After learning that there are an estimated 700 million people globally who are dyslexic, I knew I was not alone. So I began to put my ideas out there, talking about my experiences, the challenges I have faced, and the little ways I have navigated through life. My ideas found an audience, and now I run Dyslexia In Adults, an online community that gives people with dyslexia a space where they belong and can turn to for advice and understanding. (Editors’ note: To hear more about Dyslexia In Adults, please listen to our latest podcast episode, in which Natalie discusses her journey.)
Suddenly, instead of seeing the obstacles of dyslexia, I was able to utilise the strengths I had gained working around them. Those strengths include: the ability to simplify, to problem solve easily and offer unique approaches to situations. Those, I firmly believe, are my biggest assets. I knew I had workplace abilities, I just didn’t know how to show them off in a conventional job, where I was expected to implement preset concepts as opposed to creating new ones. When I was younger, I didn’t use my strengths because I didn’t see them as such. But all of those years spent finding workarounds made me stronger and more resourceful than I ever thought I could be.
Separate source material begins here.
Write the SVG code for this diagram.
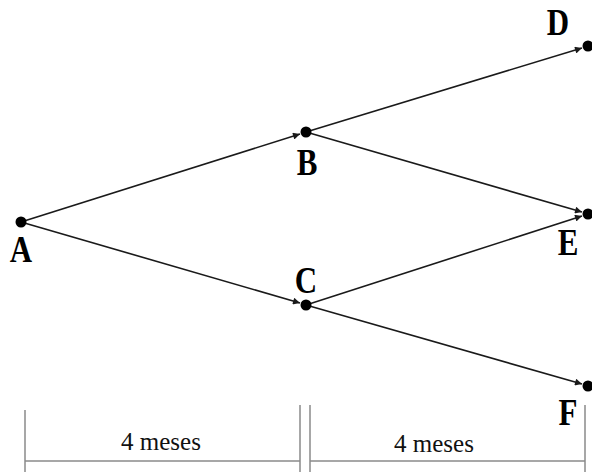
<svg xmlns="http://www.w3.org/2000/svg" width="592" height="472" viewBox="0 0 592 472">
<style>
.edge{stroke:#1a1a1a;stroke-width:1.6;fill:none;marker-end:url(#ah)}
.dot{fill:#000}
.lbl{font-family:"Liberation Serif","Times New Roman",serif;font-weight:bold;font-size:31px;fill:#000;text-anchor:middle}
.rule{stroke:#8a8a8a;stroke-width:1.5;fill:none}
.dur{font-family:"Liberation Serif","Times New Roman",serif;font-size:25px;fill:#111;text-anchor:middle}
</style>
<defs>
<marker id="ah" viewBox="0 0 10 10" refX="10" refY="5" markerWidth="9" markerHeight="7" markerUnits="userSpaceOnUse" orient="auto">
<path d="M0,0 L10,5 L0,10 z" fill="#1a1a1a"/>
</marker>
</defs>
<rect width="592" height="472" fill="#fff"/>
<g id="connectors">
<line class="edge" x1="21" y1="222" x2="300" y2="134"/>
<line class="edge" x1="21" y1="222" x2="300" y2="303"/>
<line class="edge" x1="306" y1="132" x2="582" y2="48"/>
<line class="edge" x1="306" y1="132" x2="582" y2="212"/>
<line class="edge" x1="306" y1="305" x2="582" y2="216"/>
<line class="edge" x1="306" y1="305" x2="582" y2="384"/>
</g>
<g id="A"><circle class="dot" cx="21" cy="222" r="5.5"/><text class="lbl" transform="translate(21,262) scale(1,1.2)">A</text></g>
<g id="B"><circle class="dot" cx="306" cy="132" r="5.5"/><text class="lbl" transform="translate(307,175) scale(1,1.2)">B</text></g>
<g id="C"><circle class="dot" cx="306" cy="305" r="5.5"/><text class="lbl" transform="translate(306,293) scale(1,1.2)">C</text></g>
<g id="D"><circle class="dot" cx="588" cy="46" r="5.5"/><text class="lbl" transform="translate(558,35) scale(1,1.2)">D</text></g>
<g id="E"><circle class="dot" cx="588" cy="214" r="5.5"/><text class="lbl" transform="translate(568,255) scale(1,1.2)">E</text></g>
<g id="F"><circle class="dot" cx="588" cy="386" r="5.5"/><text class="lbl" transform="translate(568,425) scale(1,1.2)">F</text></g>
<g id="timeline">
<line class="rule" x1="25" y1="410" x2="25" y2="472"/>
<line class="rule" x1="300" y1="405" x2="300" y2="472"/>
<line class="rule" x1="310" y1="405" x2="310" y2="472"/>
<line class="rule" x1="585" y1="405" x2="585" y2="472"/>
<line class="rule" x1="25" y1="461" x2="300" y2="461"/>
<line class="rule" x1="310" y1="461" x2="585" y2="461"/>
<text class="dur" x="161" y="450">4 meses</text>
<text class="dur" x="434" y="452">4 meses</text>
</g>
</svg>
Having my own business is not just about showcasing my skills, it is about creating an environment that I can thrive in. If I make a spelling mistake, my boss can’t get angry with me—because I am the boss. If my brain is feeling overwhelmed or exhausted, I can take a break and come back stronger.
A recent study found that 40% of self-made millionaires are dyslexic, which is impressive considering only 10% of the population is thought to be dyslexic. This fact doesn’t surprise me: many like me probably didn’t feel they could survive—let alone thrive—in a conventional job. This meant that they had to create their own businesses and build something that fitted their brains.
Dyslexia demanded that I forge my own work environment and start my own business—but luckily it also gave me all the skills to do so.